Israel Accuses Hamas of Helping ISIS in Sinai

An Israeli general has accused members of Hamas in Gaza of providing support to militants linked to Islamic State in Egypt’s Sinai peninsula, where the Egyptian army has fought deadly battles with Islamist insurgents in recent days.
Major-General Yoav Mordechai, who oversees Israel’s civilian policy towards Gaza, named members of Hamas’s military wing he said were involved in training fighters of Islamic State, also known as ISIS, and smuggling wounded from Sinai into Gaza for treatment.
“We know that Hamas, and I have verified information, that Hamas in Gaza is assisting ISIS Sinai Province both in organization and armaments,” Mordechai told Al Jazeera in an interview, speaking in Arabic.
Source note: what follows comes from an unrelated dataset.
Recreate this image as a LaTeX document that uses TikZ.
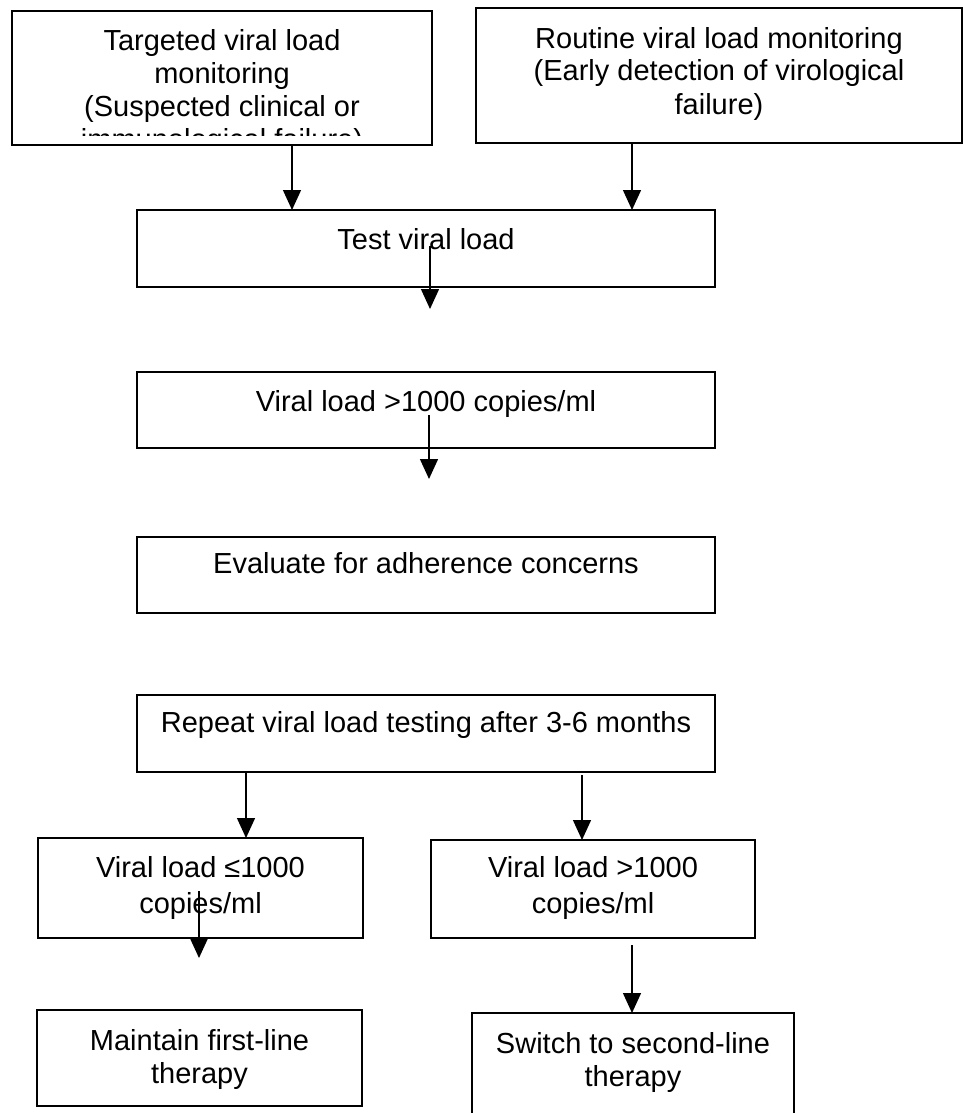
\documentclass[tikz,border=0pt]{standalone}
\usepackage{fontspec}
\setmainfont{Liberation Sans}
\usetikzlibrary{arrows.meta}
\tikzset{
  box/.style={draw=black, line width=1.7pt, anchor=north west, inner sep=0pt, outer sep=0pt},
  % multi-line texts are placed by the baseline of their last line
  txt/.style={font=\fontsize{29}{33}\selectfont, align=center, anchor=base, inner sep=0pt},
  widetxt/.style={txt, font=\fontsize{29}{36}\selectfont},
  arr/.style={line width=1.4pt, -{Triangle[length=20pt,width=18pt]}},
}
\begin{document}
\begin{tikzpicture}[x=1pt,y=-1pt]
\useasboundingbox (0,0) rectangle (963,1113);

% boxes
\node[box, minimum width=420, minimum height=134] (tgt) at (12,11) {};
\node[box, minimum width=486, minimum height=135] (rtn) at (476,8) {};
\node[box, minimum width=578, minimum height=77] (test) at (137,210) {};
\node[box, minimum width=578, minimum height=76] (high) at (137,372) {};
\node[box, minimum width=578, minimum height=76] (eval) at (137,537) {};
\node[box, minimum width=578, minimum height=77] (rep) at (137,695) {};
\node[box, minimum width=325, minimum height=100] (low2) at (38,838) {};
\node[box, minimum width=324, minimum height=98] (high2) at (431,840) {};
\node[box, minimum width=325, minimum height=96] (keep) at (37,1010) {};
\node[box, minimum width=322, minimum height=120] (switch) at (472,1013) {};

% box texts (the first box cuts its last line off)
\begin{scope}
  \clip (12,11) rectangle (432,135.5);
  \node[txt] (tgt-t) at (222,149.7) {Targeted viral load\\monitoring\\(Suspected clinical or\\immunological failure)};
\end{scope}
\node[txt] (rtn-t) at (719,114) {Routine viral load monitoring\\(Early detection of virological\\failure)};
\node[txt] (test-t) at (426,249) {Test viral load};
\node[txt] (high-t) at (426,411) {Viral load >1000 copies/ml};
\node[txt] (eval-t) at (426,573) {Evaluate for adherence concerns};
\node[txt] (rep-t) at (426,732) {Repeat viral load testing after 3-6 months};
\node[widetxt] (low2-t) at (200.5,913) {Viral load ≤1000\\copies/ml};
\node[widetxt] (high2-t) at (593,913) {Viral load >1000\\copies/ml};
\node[txt] (keep-t) at (199.5,1083) {Maintain first-line\\therapy};
\node[txt] (switch-t) at (633,1086) {Switch to second-line\\therapy};

% arrow columns and free arrow ends
\coordinate (c1) at (292,0);
\coordinate (c2) at (632,0);
\coordinate (c3) at (246,0);
\coordinate (c4) at (582,0);
\coordinate (s1) at (430,246);
\coordinate (e1) at (430,309);
\coordinate (s2) at (429,415);
\coordinate (e2) at (429,479);
\coordinate (s3) at (199,891);
\coordinate (e3) at (199,958);
\coordinate (s4) at (632,945);

% connectors
\draw[arr] (tgt.south -| c1) -- (test.north -| c1);
\draw[arr] (rtn.south -| c2) -- (test.north -| c2);
\draw[arr] (s1) -- (e1);
\draw[arr] (s2) -- (e2);
\draw[arr] (rep.south -| c3) -- (low2.north -| c3);
\draw[arr] ([yshift=-3pt]rep.south -| c4) -- (high2.north -| c4);
\draw[arr] (s3) -- (e3);
\draw[arr] (s4) -- (switch.north -| s4);
\end{tikzpicture}
\end{document}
He named two Hamas members, saying Abdallah Qishta was involved in training Islamic State members in Sinai and Wael Faraj, a battalion commander, had “smuggled terrorists from Sinai into Gaza Strip hospitals for medical treatment.”
It is not clear how the militants would have been moved into Gaza given that Egyptian forces control the border, but there are believed to still be tunnels between the two sides that Egypt has not yet found and destroyed.
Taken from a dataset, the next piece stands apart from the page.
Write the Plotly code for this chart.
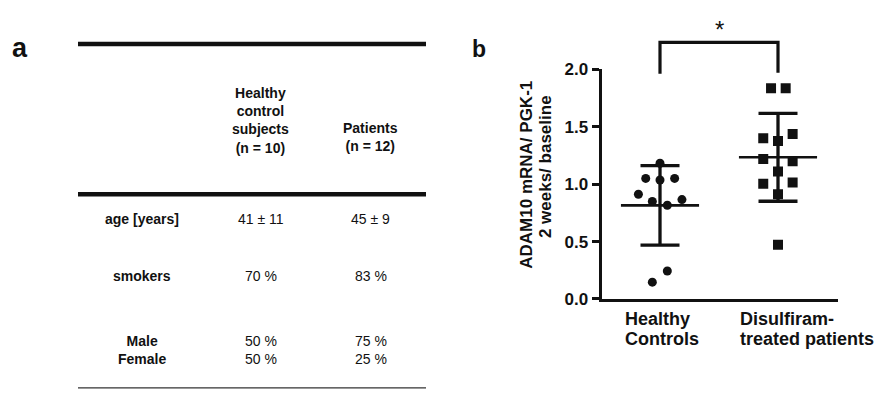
import numpy as np
import plotly.graph_objects as go

W, H = 877, 399

# ---------------- panel a : table ----------------
table_headers = ["Healthy<br>control<br>subjects<br>(n = 10)", "Patients<br>(n = 12)"]
row_labels = ["age [years]", "smokers", "Male<br>Female"]
healthy_values = ["41 ± 11", "70 %", "50 %<br>50 %"]
patient_values = ["45 ± 9", "83 %", "75 %<br>25 %"]

# ---------------- panel b : scatter ----------------
categories = ["Healthy<br>Controls", "Disulfiram-<br>treated patients"]
healthy_adam10 = [1.183, 1.051, 1.037, 1.051, 0.913, 0.850, 0.817, 0.866, 0.244, 0.147]
healthy_jitter = [0.0, -0.121, 0.0, 0.124, -0.183, -0.065, 0.062, 0.186, 0.062, -0.065]
patient_adam10 = [1.836, 1.836, 1.400, 1.376, 1.437, 1.220, 1.200, 1.110, 1.004, 1.015, 0.913, 0.473]
patient_jitter = [-0.059, 0.065, -0.125, 0.0, 0.124, -0.125, 0.124, 0.0, -0.125, 0.124, 0.0, 0.0]
y_ticks = [0.0, 0.5, 1.0, 1.5, 2.0]
y_title = ["ADAM10 mRNA/ PGK-1", "2 weeks/ baseline"]
significance = "*"

FONT = "Liberation Sans, Arial, sans-serif"
INK = "#111111"


def py(p):
    return 1 - p / H


def px(p):
    return p / W


fig = go.Figure()

groups = [
    (1, healthy_adam10, healthy_jitter, "circle", 9),
    (2, patient_adam10, patient_jitter, "square", 10),
]

for pos, vals, jit, sym, size in groups:
    v = np.array(vals)
    m = v.mean()
    sd = v.std(ddof=1)
    # mean line
    fig.add_trace(go.Scatter(x=[pos - 0.331, pos + 0.331], y=[m, m], mode="lines",
                             line=dict(color=INK, width=2.6), hoverinfo="skip"))
    # SD error bar
    fig.add_trace(go.Scatter(x=[pos], y=[m], mode="markers",
                             marker=dict(size=1, color="rgba(0,0,0,0)"),
                             error_y=dict(type="data", array=[sd], visible=True,
                                          width=19.5, thickness=3.3, color=INK),
                             hoverinfo="skip"))
    # points
    fig.add_trace(go.Scatter(x=[pos + j for j in jit], y=vals, mode="markers",
                             marker=dict(symbol=sym, size=size, color=INK,
                                         line=dict(width=0)),
                             hoverinfo="skip"))

x_left_px, x_right_px = 601.5, 838.0
y_top_px, y_bot_px = 63.5, 304.5
unit = 118.0  # px per category step
x0 = 1 - (660 - x_left_px) / unit
x1 = 2 + (x_right_px - 778) / unit

annotations = []
shapes = []

# ---------- table drawing ----------
shapes.append(dict(type="line", xref="paper", yref="paper", x0=px(78), x1=px(426),
                   y0=py(36.8), y1=py(36.8), line=dict(color=INK, width=4.5)))
shapes.append(dict(type="line", xref="paper", yref="paper", x0=px(78), x1=px(426),
                   y0=py(194.5), y1=py(194.5), line=dict(color=INK, width=4.5)))
shapes.append(dict(type="line", xref="paper", yref="paper", x0=px(78), x1=px(426),
                   y0=py(397.8), y1=py(397.8), line=dict(color="#333333", width=1.4)))

col_x = [142, 260.5, 370.5]
header_y = [117.3, 134.5]
for cx, txt, hy in zip(col_x[1:], table_headers, header_y):
    annotations.append(dict(text="<b>" + txt + "</b>", x=px(cx), y=py(hy), xref="paper",
                            yref="paper", xanchor="center", yanchor="middle",
                            showarrow=False, font=dict(family=FONT, size=14, color=INK)))

row_y = [220.7, 280.5, 358.0]
for ry, lab, hv, pv in zip(row_y, row_labels, healthy_values, patient_values):
    annotations.append(dict(text="<b>" + lab + "</b>", x=px(col_x[0]), y=py(ry),
                            xref="paper", yref="paper", xanchor="center", yanchor="middle",
                            showarrow=False, font=dict(family=FONT, size=14, color=INK)))
    for cx, val in zip(col_x[1:], [hv, pv]):
        annotations.append(dict(text=val, x=px(cx), y=py(ry), xref="paper", yref="paper",
                                xanchor="center", yanchor="middle", showarrow=False,
                                font=dict(family=FONT, size=14, color=INK)))

# panel letters
annotations.append(dict(text="<b>a</b>", x=px(20), y=py(40.8), xref="paper", yref="paper",
                        xanchor="center", yanchor="middle", showarrow=False,
                        font=dict(family=FONT, size=27, color=INK)))
annotations.append(dict(text="<b>b</b>", x=px(479), y=py(41.7), xref="paper", yref="paper",
                        xanchor="center", yanchor="middle", showarrow=False,
                        font=dict(family=FONT, size=23, color=INK)))

# y-axis title (two rotated lines)
for tx, cx, cy in zip(y_title, [527, 545], [174, 166]):
    annotations.append(dict(text="<b>" + tx + "</b>", x=px(cx), y=py(cy), xref="paper",
                            yref="paper", xanchor="center", yanchor="middle",
                            textangle=-90, showarrow=False,
                            font=dict(family=FONT, size=17, color=INK)))

# category labels (left aligned lines)
cat_shift = [-37, -40]
line_y = [325, 346]
for i, (cat, sh) in enumerate(zip(categories, cat_shift)):
    for ln, ly in zip(cat.split("<br>"), line_y):
        annotations.append(dict(text="<b>" + ln + "</b>", x=i + 1, xref="x", y=py(ly),
                                yref="paper", xanchor="left", yanchor="middle", xshift=sh,
                                showarrow=False, font=dict(family=FONT, size=18, color=INK)))

# significance bracket
shapes.append(dict(type="path", xref="x", yref="paper",
                   path=f"M 1,{py(68)} L 1,{py(35)} L 2,{py(35)} L 2,{py(67)}",
                   line=dict(color=INK, width=3.2)))
annotations.append(dict(text=significance, x=1.5, xref="x", y=py(22), yref="paper",
                        xanchor="center", yanchor="middle", showarrow=False,
                        font=dict(family=FONT, size=24, color=INK)))

fig.update_layout(
    width=W, height=H,
    margin=dict(l=0, r=0, t=0, b=0),
    paper_bgcolor="white", plot_bgcolor="white",
    showlegend=False,
    xaxis=dict(domain=[px(x_left_px), px(x_right_px)], range=[x0, x1],
               showgrid=False, zeroline=False, showticklabels=False, ticks="",
               showline=True, linewidth=3, linecolor=INK, fixedrange=True),
    yaxis=dict(domain=[py(y_bot_px), py(y_top_px)], range=[0, 2],
               tickvals=y_ticks, ticktext=[f"<b>{t:.1f}</b>" for t in y_ticks],
               ticks="outside", ticklen=7, tickwidth=2.5, tickcolor=INK,
               tickfont=dict(family=FONT, size=17, color=INK),
               showgrid=False, zeroline=False,
               showline=True, linewidth=3, linecolor=INK, fixedrange=True),
    annotations=annotations,
    shapes=shapes,
)

fig.write_html(
    "out.html",
    config={"displayModeBar": False},
    post_script="document.body.style.margin='0';document.documentElement.style.overflow='hidden';",
)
Hamas, which has rejected similar accusations made by Egypt in the past, said Mordechai’s charges were an attempt to damage its relations with Cairo. It denied any involvement in Egypt.
“Security services in Gaza control the borders and prevent any movement into and from Gaza through the borders. Such a silly Israeli incitement will not fool anyone,” Hamas spokesman Sami Abi Zuhri told Reuters in Gaza.
Hamas, an Islamist group that seized power in Gaza in 2007, has faced its own threats from Salafist and ISIS-linked militants in recent weeks. On Tuesday, Islamic State militants released a video threatening to turn Gaza into another of their “fiefdoms,” as in parts of Iraq and Syria.
Israel and Egypt have coordinated in putting pressure on Hamas in Gaza, with Israel enforcing a blockade of the territory and limiting the flow of goods and people, while Egypt has largely kept its border crossing at Rafah closed.
Egyptian forces have fought furious battles against Islamist militants in northern Sinai in recent days, with at least 17 soldiers and 100 militants killed, according to the Egyptian army.
Israel is watching the situation closely. It has expressed its support for Egyptian President Abdel Fattah al-Sisi, with whom it has developed closer ties since the former army chief toppled Islamist President Mohamed Mursi in 2013.